When I was sentenced, I was fortunate enough that the judge gave me the option to enter an “earned release” program. This was a boot camp style program that was run by ex-military sergeants. This program was centers red on both physical training and it was where I was first introduced to what addiction was. Of course, at this time, I thought I didn’t relate to any of it and just went along with everything so I could get out of prison early. I went to my first AA meeting when I was there and I remember thinking I didn’t need that at all. I was definitely wrong.
I got out of prison at 19 and started going to college. I did really well in school for the first two years and maintained sobriety. I drank on the weekends but that was pretty customary for a college kid to do. Eventually, like these things tend to do, I started to take things further. As soon as visits with my parole officer happened with less frequency, I started smoking weed and drinking off and on.
A few years of this went by, and the summer of my sophomore year in college, I was introduced to OxyContin. I was going through a break up with a girl at the time and a friend of mine asked if I wanted to try it. I remember feeling very sad but as soon as I snorted a line, I was happy! What started as a weekend thing, started to creep into Monday. I progressed a little more and my 3 day weekend became four. Within a few months, I was doing it every single day without a break in sight.
I became completely lost in the drug. My entire life was focused on finding ways and means to get more and it took complete control of me. I didn’t even realize it was happening. My grades fell, I was doing the bare minimum at work and I didn’t even care about a social life. I just wanted to feel numb.

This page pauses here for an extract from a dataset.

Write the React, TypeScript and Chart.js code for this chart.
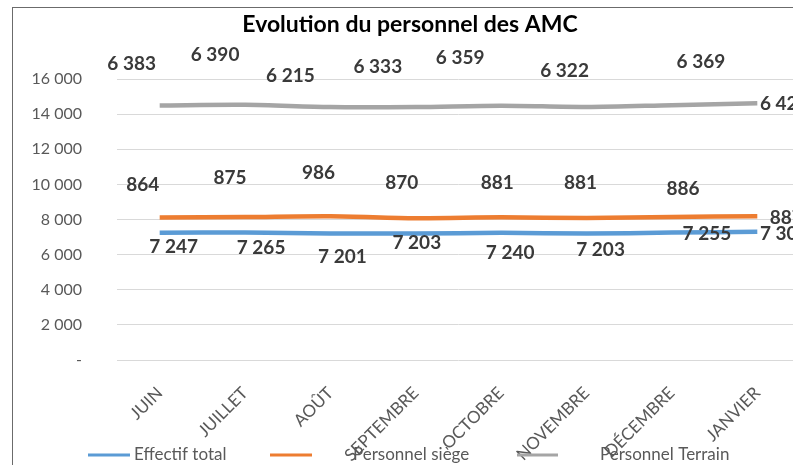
import React, { useEffect, useRef } from 'react';
import { Chart, registerables } from 'chart.js';

Chart.register(...registerables);

const categories = ['JUIN', 'JUILLET', 'AOÛT', 'SEPTEMBRE', 'OCTOBRE', 'NOVEMBRE', 'DÉCEMBRE', 'JANVIER'];
const effectifTotal = [7247, 7265, 7201, 7203, 7240, 7203, 7255, 7305];
const personnelSiege = [864, 875, 986, 870, 881, 881, 886, 887];
const personnelTerrain = [6383, 6390, 6215, 6333, 6359, 6322, 6369, 6424];
const seriesNames = ['Effectif total', 'Personnel siège', 'Personnel Terrain'];
const seriesColors = ['#5b9bd5', '#ed7d31', '#a5a5a5'];
const yMax = 16000;
const yStep = 2000;
const titleText = 'Evolution du personnel des AMC';

// data-label offsets (px) relative to each plotted point
const totalLabelOffsets = [[14, 14], [16, 15], [12, 23], [1, 9], [9, 20], [14, 16], [35, 1], [27, 2]];
const siegeLabelOffsets = [[-17, -33], [-15, -39], [-12, -43], [-14, -35], [-4, -34], [-6, -35], [11, -28], [29, 2]];
const terrainLabelOffsets = [[-28, -42], [-30, -50], [-40, -31], [-38, -40], [-41, -48], [-22, -36], [29, -43], [27, 1]];

const fmt = (v: number) => String(v).replace(/\B(?=(\d{3})+(?!\d))/g, ' ');

const overlayPlugin = {
  id: 'overlay',
  afterDatasetsDraw(chart: any) {
    const ctx = chart.ctx;
    ctx.save();
    const raws = [effectifTotal, personnelSiege, personnelTerrain];
    const offs = [totalLabelOffsets, siegeLabelOffsets, terrainLabelOffsets];
    ctx.font = 'bold 19px Lato';
    ctx.fillStyle = '#3a3a3a';
    ctx.textAlign = 'center';
    ctx.textBaseline = 'middle';
    chart.data.datasets.forEach((_ds: any, i: number) => {
      const meta = chart.getDatasetMeta(i);
      meta.data.forEach((pt: any, j: number) => {
        ctx.fillText(fmt(raws[i][j]), pt.x + offs[i][j][0], pt.y + offs[i][j][1]);
      });
    });
    // title
    ctx.font = 'bold 23px Lato';
    ctx.fillStyle = '#000000';
    ctx.fillText(titleText, 397, 17);
    // legend
    const legendItems = [
      { x0: 75, x1: 117, tx: 121 },
      { x0: 257, x1: 299, tx: 340 },
      { x0: 504, x1: 545, tx: 587 },
    ];
    const ly = 447;
    ctx.font = '17px Lato';
    ctx.textAlign = 'left';
    legendItems.forEach((it, i) => {
      ctx.strokeStyle = seriesColors[i];
      ctx.lineWidth = 3;
      ctx.beginPath();
      ctx.moveTo(it.x0, ly);
      ctx.lineTo(it.x1, ly);
      ctx.stroke();
      ctx.fillStyle = '#595959';
      ctx.fillText(seriesNames[i], it.tx, ly);
    });
    ctx.restore();
  },
};

export default function App() {
  const ref = useRef<HTMLCanvasElement>(null);
  useEffect(() => {
    if (!ref.current) return;
    const values = [effectifTotal, personnelSiege, personnelTerrain];
    const chart = new Chart(ref.current, {
      type: 'line',
      data: {
        labels: categories,
        datasets: values.map((d, i) => ({
          label: seriesNames[i],
          data: d,
          borderColor: seriesColors[i],
          backgroundColor: seriesColors[i],
          borderWidth: 4.5,
          pointRadius: 0,
          tension: 0.3,
          fill: false,
        })),
      },
      options: {
        responsive: false,
        animation: false,
        layout: { padding: { top: 71, right: 43, left: 0, bottom: 0 } },
        plugins: { legend: { display: false }, title: { display: false }, tooltip: { enabled: false } },
        scales: {
          x: {
            offset: true,
            grid: { display: false },
            border: { display: false },
            ticks: {
              maxRotation: 45,
              minRotation: 45,
              color: '#595959',
              font: { family: 'Lato', size: 17 },
              padding: 15,
            },
            afterFit(s: any) { s.height = 118; },
          },
          y: {
            stacked: true,
            min: 0,
            max: yMax,
            ticks: {
              stepSize: yStep,
              callback: (v: any) => (Number(v) === 0 ? '-' : fmt(Number(v))),
              color: '#595959',
              font: { family: 'Lato', size: 16 },
              padding: 35,
            },
            grid: { color: '#d9d9d9', drawTicks: false },
            border: { display: false },
            afterFit(s: any) { s.width = 104; },
          },
        },
      },
      plugins: [overlayPlugin],
    } as any);
    return () => chart.destroy();
  }, []);
  return (
    <div style={{ position: 'fixed', left: 0, top: 0, width: 793, height: 465, overflow: 'hidden', background: '#fff' }}>
      <div style={{ position: 'absolute', left: 12, top: 7, width: 840, height: 480, border: '1px solid #6b6b6b', boxSizing: 'border-box' }}>
        <canvas ref={ref} width={830} height={470} style={{ display: 'block', position: 'absolute', left: 0, top: 0, width: 830, height: 470 }} />
      </div>
    </div>
  );
}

After a while, with the help of some late night Google searches, I realized I was addicted to the drug. I tried many times to stop using. I would lock myself in my apartment on the weekends, turn my phone off, and tell myself if I could just go a few days without using and I would get through it. That never worked. After many times trying to stop, I gave up hope of it ever happening and just accepted the reality that I would be using forever.

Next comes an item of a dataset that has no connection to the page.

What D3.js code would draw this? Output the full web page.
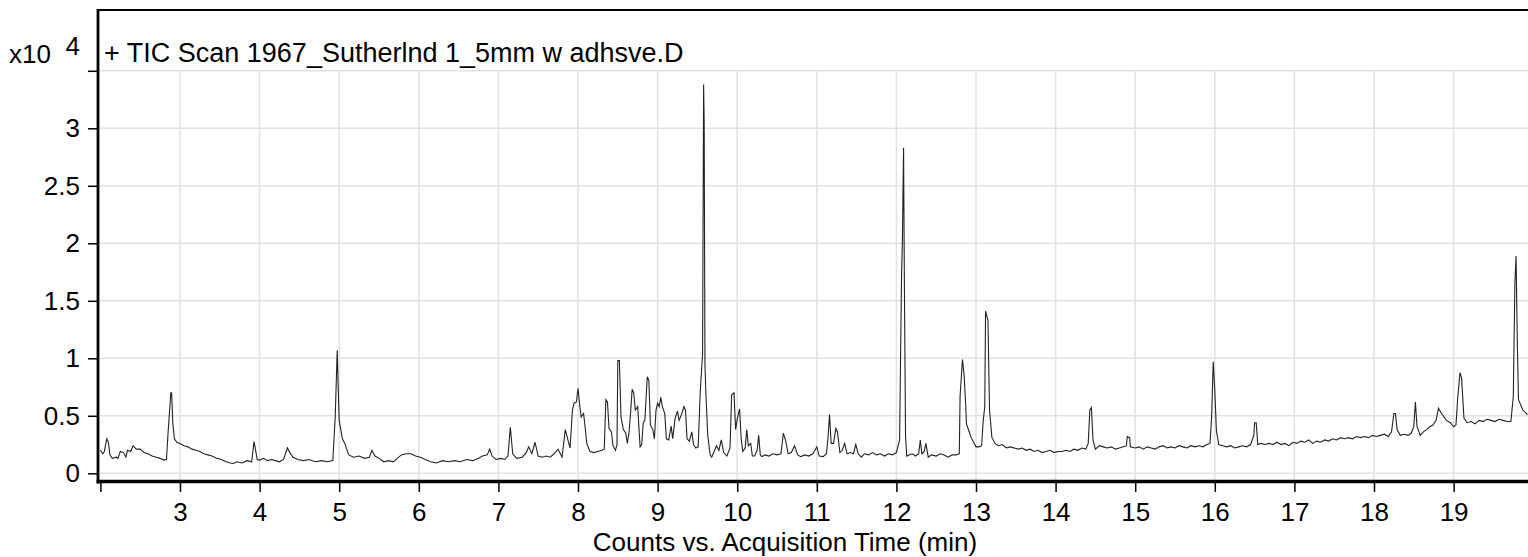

I dropped out of school and moved back in with my parents in an attempt to get clean. I had absolutely no money and no legitimate way of earning it. This led me to steal from the people I love, constantly lie, and do all the things I never thought I would end up doing. Eventually like everybody else, I started using heroin because it was stronger and cheaper. This accelerated all the bad shit that was happening and sent me spiraling out of control. Finally, after living this cycle of bullshit day in and day out, I knew I needed to get help. I couldn’t do it anymore on my own.
One night, high out of my mind, I Googled “exotic rehab locations”. Not really sure why I thought to do this but I started searching. I ended up finding a rehab in Costa Rica that was about a third of the price of the rehab an hour from my house. My Dad and I called the place the next day and started considering it. I didn’t want to just think about doing it any longer, I knew I just had to go. The next day, I was on a plane to a rehab in Central America that I knew nothing about. This was the start of an entirely new life for me.
Rehab was where I started to learn about a new way of life. I met other people who were struggling with the exact same thing as me. Through all the classes, going to meetings every day, and working with a sponsor, I started to have hope again. That was something I did not have for the longest time. Don’t get me wrong, it was extremely hard at first and I wanted to give up many times but because of the great people I surrounded myself with, I was able to do it. Working on myself day in and day out, and keeping my recovery at the center of everything I do, I was able to accomplish a lot of great things after getting clean. I went back to school and earned a degree in information systems and technology from the University of Wisconsin, I started a web development business, I am a co-founder of a recovery related apparel company called https://www.amendapparel.com/, I live in the beautiful country of Costa Rica, I’ve traveled all of the world, and I am currently engaged to the love of my life. After all the things I went though, I live an amazing life today. I don’t take anything for granted anymore and I am grateful for every day I get to live. I hope telling my story can give hope to others and help at least one person on their journey in recovery.